How TLS 1.3 Fixed This
TLS 1.3 removed RSA key exchange entirely. There is no Pre-Master Secret encrypted to a long-term certificate key. The certificate is now used only for authentication: it signs the handshake to prove the server's identity, but plays no role in establishing the secret.
Instead, both sides generate ephemeral key pairs for each session. They exchange public halves, run a Diffie-Hellman calculation, and independently arrive at the same shared secret. The secret is never transmitted. The ephemeral keys are discarded when the session ends. There is nothing for an attacker to capture and hold for later decryption.
| TLS 1.2 (RSA) | TLS 1.3 (ECDHE / ML-KEM) | |
|---|---|---|
| Session secret established by | Browser encrypts PMS to server's long-term RSA public key | Both sides compute independently via ephemeral key exchange |
| Secret transmitted? | Yes. Encrypted PMS sent over the wire. | No. Never transmitted. |
| Certificate role | Key exchange and authentication | Authentication only |
| Forward secrecy | Not guaranteed | Always on |
| Quantum vulnerable? | Yes. RSA key exchange broken by Shor's algorithm. | With X25519 only: still exposed. With ML-KEM: protected. |
- Pre-Master Secret (PMS): A random value generated by the browser. The basis for deriving session keys in TLS 1.2.

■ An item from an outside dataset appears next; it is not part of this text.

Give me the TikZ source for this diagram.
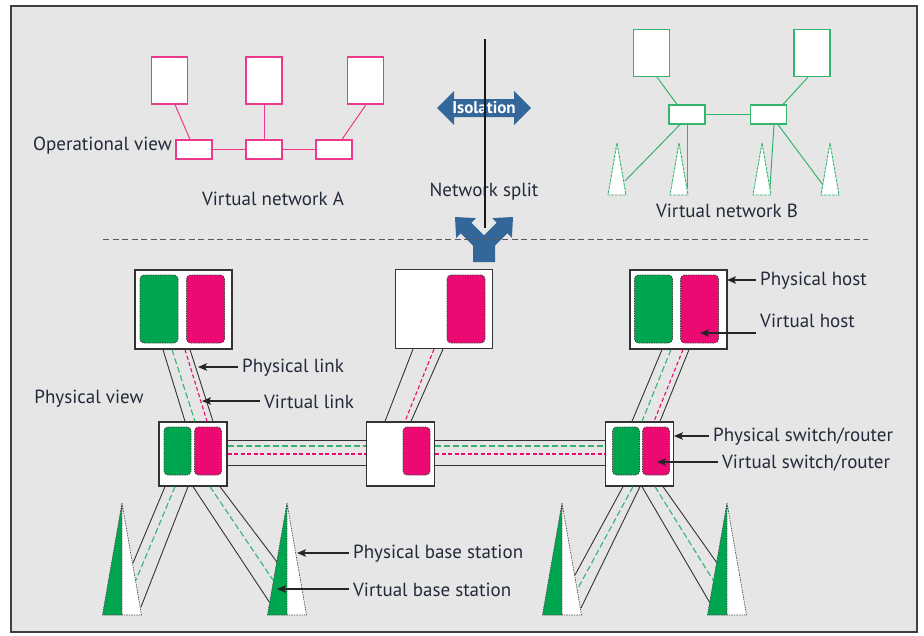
\documentclass[tikz,border=0pt]{standalone}
\usepackage{fontspec}
\setmainfont{PT Sans}
\usetikzlibrary{arrows, arrows.meta}
\definecolor{pinkline}{HTML}{EE3A8C}
\definecolor{greenline}{HTML}{33B56E}
\definecolor{vpink}{HTML}{EC0A72}
\definecolor{vgreen}{HTML}{00A550}
\definecolor{isoblue}{HTML}{336699}
\definecolor{bgray}{HTML}{E6E6E6}
\definecolor{txt}{HTML}{222A3A}
\tikzstyle{vhosta} = [rectangle, minimum width=36pt, minimum height=47pt, draw=pinkline, fill=white, line width=1.2pt, inner sep=0pt]
\tikzstyle{vswa} = [rectangle, minimum width=36pt, minimum height=19pt, draw=pinkline, fill=white, line width=1.2pt, inner sep=0pt]
\tikzstyle{vhostb} = [vhosta, draw=greenline]
\tikzstyle{vswb} = [vswa, draw=greenline]
\tikzstyle{alink} = [line width=1pt, draw=pinkline]
\tikzstyle{blink} = [line width=1pt, draw=greenline]
\tikzstyle{btower} = [line width=0.9pt, draw=greenline, dash pattern=on 3pt off 1pt, fill=white]
\tikzstyle{phost} = [rectangle, minimum width=97pt, minimum height=79pt, draw=black!80, fill=white, line width=1.3pt, inner sep=0pt]
\tikzstyle{pswitch} = [phost, minimum width=68pt, minimum height=64pt]
\tikzstyle{vmgreen} = [rectangle, rounded corners=4pt, minimum width=38pt, minimum height=68pt, fill=vgreen, draw=black!75, dash pattern=on 1.5pt off 1pt, line width=0.8pt, inner sep=0pt]
\tikzstyle{vmpink} = [vmgreen, fill=vpink]
\tikzstyle{vsgreen} = [vmgreen, minimum width=27pt, minimum height=48pt]
\tikzstyle{vspink} = [vsgreen, fill=vpink]
\tikzstyle{plink} = [line width=0.9pt, draw=black!80]
\tikzstyle{glink} = [line width=1.1pt, draw=greenline, dash pattern=on 6pt off 3pt]
\tikzstyle{rlink} = [line width=1.1pt, draw=vpink, dash pattern=on 4pt off 2.5pt]
\tikzstyle{tower} = [line width=0.7pt, draw=black!70, dash pattern=on 1.5pt off 1pt]
\tikzstyle{lbl} = [font=\fontsize{19}{22}\selectfont, text=txt, inner sep=4pt]
\tikzstyle{arrow} = [line width=1.1pt, draw=black!85, -{Stealth[length=9pt, width=7.5pt, inset=2pt]}]
\begin{document}
\begin{tikzpicture}[x=1pt, y=-1pt]
\useasboundingbox (0,0) rectangle (924,635);
\fill[bgray] (11,6) rectangle (917,632);
\draw[black!75, line width=1.5pt] (11,6) rectangle (917,632);

% virtual network A
\node (ha1) [vhosta] at (169.5,80.5) {};
\node (ha2) [vhosta] at (264,80.5) {};
\node (ha3) [vhosta] at (365.5,80.5) {};
\node (sa1) [vswa] at (194,149.5) {};
\node (sa2) [vswa] at (264,149.5) {};
\node (sa3) [vswa] at (334,149.5) {};
\draw [alink] ([xshift=5.5pt]ha1.south) -- ([xshift=-4pt]sa1.north);
\draw [alink] (ha2.south) -- (sa2.north);
\draw [alink] ([xshift=0.5pt]ha3.south) -- ([xshift=8pt]sa3.north);
\draw [alink] (sa1.east) -- (sa2.west);
\draw [alink] (sa2.east) -- (sa3.west);
\node (opview) [lbl, anchor=east] at (176,146) {Operational view};
\node (vneta) [lbl] at (273,199) {Virtual network A};

% virtual network B
\node (hb1) [vhostb] at (651.5,53) {};
\node (hb2) [vhostb] at (812,53) {};
\node (sb1) [vswb] at (687,114.5) {};
\node (sb2) [vswb] at (768.5,114.5) {};
\coordinate (tb1) at (617,143);
\coordinate (tb2) at (679,143);
\coordinate (tb3) at (762,143);
\coordinate (tb4) at (830,143);
\draw [blink] ([xshift=5.5pt]hb1.south) -- ([xshift=-10pt]sb1.north);
\draw [blink] ([xshift=-4pt]hb2.south) -- ([xshift=14.5pt]sb2.north);
\draw [blink] (sb1.east) -- (sb2.west);
\draw [blink] ([xshift=-7pt]sb1.south) -- ([shift={(8,38)}]tb1);
\draw [blink] ([xshift=0pt]sb1.south) -- ([shift={(8,45)}]tb2);
\draw [blink] ([xshift=5.5pt]sb2.south) -- ([shift={(8,45)}]tb3);
\draw [blink] ([xshift=9.5pt]sb2.south) -- ([shift={(-7,42)}]tb4);
\draw [btower] (tb1) -- ++(-9,52) -- ++(18,0) -- cycle;
\draw [btower] (tb2) -- ++(-9,52) -- ++(18,0) -- cycle;
\draw [btower] (tb3) -- ++(-9,52) -- ++(18,0) -- cycle;
\draw [btower] (tb4) -- ++(-9,52) -- ++(18,0) -- cycle;
\node (vnetb) [lbl] at (727,211) {Virtual network B};

% isolation and split
\coordinate (iso) at (484,108);
\fill[isoblue] (iso) ++(-47,0) -- ++(17,-17) -- ++(0,8) -- ++(60,0) -- ++(0,-8) -- ++(17,17) -- ++(-17,17) -- ++(0,-8) -- ++(-60,0) -- ++(0,8) -- cycle;
\node (isotext) [font=\fontsize{17}{20}\selectfont\bfseries, text=white, inner sep=0pt] at (iso) {Isolation};
\node (netsplit) [lbl] at (484,192) {Network split};
\fill[isoblue] (473,262) -- (473,245.6) -- (460.7,233.3) -- (456.1,237.9) -- (455,217) -- (475.9,218.1) -- (471.3,222.7) -- (484,235.4) -- (496.7,222.7) -- (492.1,218.1) -- (513,217) -- (511.9,237.9) -- (507.3,233.3) -- (495,245.6) -- (495,262) -- cycle;
\coordinate (splittop) at (485,39);
\coordinate (splitbot) at (485,228);
\draw [line width=1.2pt, black!90] (splittop) -- (splitbot);
\draw [line width=1pt, black!65, dash pattern=on 6pt off 3.5pt] (103,239) -- (868,239);

% physical hosts and switches
\node (ph1) [phost] at (183.5,309.5) {};
\node (ph2) [phost] at (444,309) {};
\node (ph3) [phost] at (678.5,309.5) {};
\node (vg1) [vmgreen] at (159,309) {};
\node (vp1) [vmpink] at (205.5,309) {};
\node (vp2) [vmpink] at (466,309) {};
\node (vg3) [vmgreen] at (653.5,309) {};
\node (vp3) [vmpink] at (699.5,309) {};
\node (sw1) [pswitch] at (193,454) {};
\node (sw2) [pswitch] at (400.5,454) {};
\node (sw3) [pswitch] at (639.5,454) {};
\node (sg1) [vsgreen] at (177.5,451) {};
\node (sp1) [vspink] at (208,451) {};
\node (sp2) [vspink] at (416.5,451) {};
\node (sg3) [vsgreen] at (626,451) {};
\node (sp3) [vspink] at (656,451) {};

% host to switch links
\draw [plink] ([xshift=-20.5pt]ph1.south) -- ([xshift=-8pt]sw1.north);
\draw [plink] ([xshift=6.5pt]ph1.south) -- ([xshift=20pt]sw1.north);
\draw [glink] ([xshift=-11.5pt]ph1.south) -- ([xshift=2pt]sw1.north);
\draw [rlink] ([xshift=1.5pt]ph1.south) -- ([xshift=14pt]sw1.north);
\draw [plink] ([xshift=-31pt]ph2.south) -- ([xshift=-15.5pt]sw2.north);
\draw [plink] ([xshift=-1pt]ph2.south) -- ([xshift=10.5pt]sw2.north);
\draw [rlink] ([xshift=-10pt]ph2.south) -- ([xshift=4.5pt]sw2.north);
\draw [plink] ([xshift=-16.5pt]ph3.south) -- ([xshift=-7.5pt]sw3.north);
\draw [plink] ([xshift=10.5pt]ph3.south) -- ([xshift=20.5pt]sw3.north);
\draw [glink] ([xshift=-7.5pt]ph3.south) -- ([xshift=2.5pt]sw3.north);
\draw [rlink] ([xshift=4.5pt]ph3.south) -- ([xshift=14.5pt]sw3.north);

% switch to switch links
\draw [plink] ([yshift=14pt]sw1.east) -- ([yshift=14pt]sw2.west);
\draw [glink] ([yshift=8pt]sw1.east) -- ([yshift=8pt]sw2.west);
\draw [rlink] (sw1.east) -- (sw2.west);
\draw [plink] ([yshift=-11pt]sw1.east) -- ([yshift=-11pt]sw2.west);
\draw [plink] ([yshift=14pt]sw2.east) -- ([yshift=14pt]sw3.west);
\draw [glink] ([yshift=8pt]sw2.east) -- ([yshift=8pt]sw3.west);
\draw [rlink] (sw2.east) -- (sw3.west);
\draw [plink] ([yshift=-11pt]sw2.east) -- ([yshift=-11pt]sw3.west);

% base stations
\coordinate (bs1) at (122,503);
\coordinate (bs2) at (287,503);
\coordinate (bs3) at (562,503);
\coordinate (bs4) at (727,503);
\draw [plink] ([xshift=-28pt]sw1.south) -- ([shift={(11,60)}]bs1);
\draw [plink] ([xshift=-5pt]sw1.south) -- ([shift={(19,104)}]bs1);
\draw [glink] ([xshift=-18pt]sw1.south) -- ([shift={(14,77)}]bs1);
\draw [plink] ([xshift=0pt]sw1.south) -- ([shift={(-17,100)}]bs2);
\draw [plink] ([xshift=27pt]sw1.south) -- ([shift={(-10,59)}]bs2);
\draw [glink] ([xshift=17pt]sw1.south) -- ([shift={(-14,77)}]bs2);
\draw [plink] ([xshift=-16.5pt]sw3.south) -- ([shift={(13,72)}]bs3);
\draw [plink] ([xshift=0.5pt]sw3.south) -- ([shift={(19,105)}]bs3);
\draw [glink] ([xshift=-6.5pt]sw3.south) -- ([shift={(15,87)}]bs3);
\draw [plink] ([xshift=2.5pt]sw3.south) -- ([shift={(-17,100)}]bs4);
\draw [plink] ([xshift=23.5pt]sw3.south) -- ([shift={(-10,60)}]bs4);
\draw [glink] ([xshift=15.5pt]sw3.south) -- ([shift={(-14,77)}]bs4);
\fill [vgreen] (bs1) -- ++(-19.5,112) -- ++(19.5,0) -- cycle;
\fill [white] (bs1) -- ++(19.5,112) -- ++(-19.5,0) -- cycle;
\draw [tower] (bs1) -- ++(-19.5,112) -- ++(39,0) -- cycle (bs1) -- ++(0,112);
\fill [vgreen] (bs2) -- ++(-19.5,112) -- ++(19.5,0) -- cycle;
\fill [white] (bs2) -- ++(19.5,112) -- ++(-19.5,0) -- cycle;
\draw [tower] (bs2) -- ++(-19.5,112) -- ++(39,0) -- cycle (bs2) -- ++(0,112);
\fill [vgreen] (bs3) -- ++(-19.5,112) -- ++(19.5,0) -- cycle;
\fill [white] (bs3) -- ++(19.5,112) -- ++(-19.5,0) -- cycle;
\draw [tower] (bs3) -- ++(-19.5,112) -- ++(39,0) -- cycle (bs3) -- ++(0,112);
\fill [vgreen] (bs4) -- ++(-19.5,112) -- ++(19.5,0) -- cycle;
\fill [white] (bs4) -- ++(19.5,112) -- ++(-19.5,0) -- cycle;
\draw [tower] (bs4) -- ++(-19.5,112) -- ++(39,0) -- cycle (bs4) -- ++(0,112);

% labels
\node (physview) [lbl] at (89,399) {Physical view};
\node (lplink) [lbl, anchor=west] at (238,368) {Physical link};
\node (lvlink) [lbl, anchor=west] at (260,402) {Virtual link};
\node (lphost) [lbl, anchor=west] at (756,281) {Physical host};
\node (lvhost) [lbl, anchor=west] at (756,321) {Virtual host};
\node (lpsw) [lbl, anchor=west] at (709,437) {Physical switch/router};
\node (lvsw) [lbl, anchor=west] at (718,463) {Virtual switch/router};
\node (lpbs) [lbl, anchor=west] at (349,554) {Physical base station};
\node (lvbs) [lbl, anchor=west] at (349,590) {Virtual base station};
\coordinate (tplink) at (198,367);
\coordinate (tvlink) at (202,401);
\coordinate (tphost) at (727,280);
\coordinate (tvhost) at (700,333);
\coordinate (tpsw) at (674,436);
\coordinate (tvsw) at (657,462);
\coordinate (tpbs) at (297,553);
\coordinate (tvbs) at (277,589);
\draw [arrow] (lplink.west |- tplink) -- (tplink);
\draw [arrow] (lvlink.west |- tvlink) -- (tvlink);
\draw [arrow] (lphost.west |- tphost) -- (tphost);
\draw [arrow] (lvhost.west |- tvhost) -- (tvhost);
\draw [arrow] (lpsw.west |- tpsw) -- (tpsw);
\draw [arrow] (lvsw.west |- tvsw) -- (tvsw);
\draw [arrow] (lpbs.west |- tpbs) -- (tpbs);
\draw [arrow] (lvbs.west |- tvbs) -- (tvbs);
\end{tikzpicture}
\end{document}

- Encrypted Pre-Master Secret: The PMS encrypted with the server's RSA public key. Sent across the network in Step 4.
- Session Keys: Symmetric keys derived from PMS + Client Random + Server Random. Used to encrypt all HTTP data.
- Client Random / Server Random: Random values exchanged in plaintext during the hello messages. Combined with the PMS to produce unique session keys per session.
- Shor's Algorithm: A quantum algorithm that can factor large integers efficiently. Breaks RSA key exchange by recovering the private key from the public key.
- Forward Secrecy: A property where compromise of a long-term key does not expose past sessions. TLS 1.2 RSA does not have it. TLS 1.3 always does.